Presenting the the first solo exhibition for this internationally renowned maker in the United States. Reminiscent of ethnographic neckpieces as well as Elizabethan ruffs, Hoogeboom's dense yet lightweight works conform comfortably to the body, yet also present cogent aesthetic statements when not worn.
Created from repetitive modules of colored ceramic slip (viscous hand cast clay), which has been mounted in silver or steel, Hoogeboom’s necklaces, along with brooches, bracelets and rings, hover between nature and synthesis. They speak of growth through “gardens” of plant-like units that equally suggest archeological amphorae and futuristic pods. This special collection of Hoogeboom’s jewelry contains examples from the early years of his career to the present. He is consistently interested in vernacular Dutch ceramics, such as blue/white Delftware and terra cotta flowerpots, but trips to Southeast Asia and China expanded his cultural markers by introducing him to typical Asian vessels and flora, in addition to industrially manufactured plastic and rubber objects, with their compelling textured surfaces, excellent for use as molds. Hoogeboom's necklaces,made from Taiwanese porcelain combined with metal and occasionally other materials, connote nature in the form of acorns, gourds, or oak leaves, along with small domestic objects like finger cots, frocks, or thimbles.
An artist of international stature, Hoogeboom has been nominated for awards from countries as far reaching as Italy, Belgium, Australia, and New Zealand. His work has been included in numerous solo and group exhibitions worldwide.
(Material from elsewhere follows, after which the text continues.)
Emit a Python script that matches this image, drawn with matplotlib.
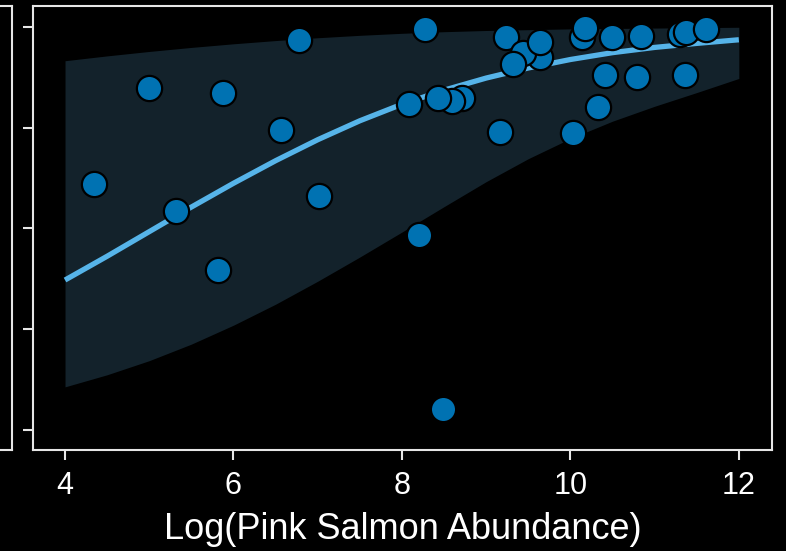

Hoogeboom is represented in the collections of Château Borély, Musée des Arts Décoratifs, de la Faïence et de la Mode, Marseille, France; Museum of Arts and Design, New York; and in The Netherlands, SM’s Stedelijk Museum ‘s-Hertogenbosch; Rijksmuseum, Amsterdam; Museum of Ceramic Art Het Princessehof, Leeuwarden; Museum of Modern Art, Arnhem; and Museum Prinsenhof, Delft.
Peter Hoogeboom will be speaking at Brooklyn Metal Works on Sunday, Oct. 12 at 2pm.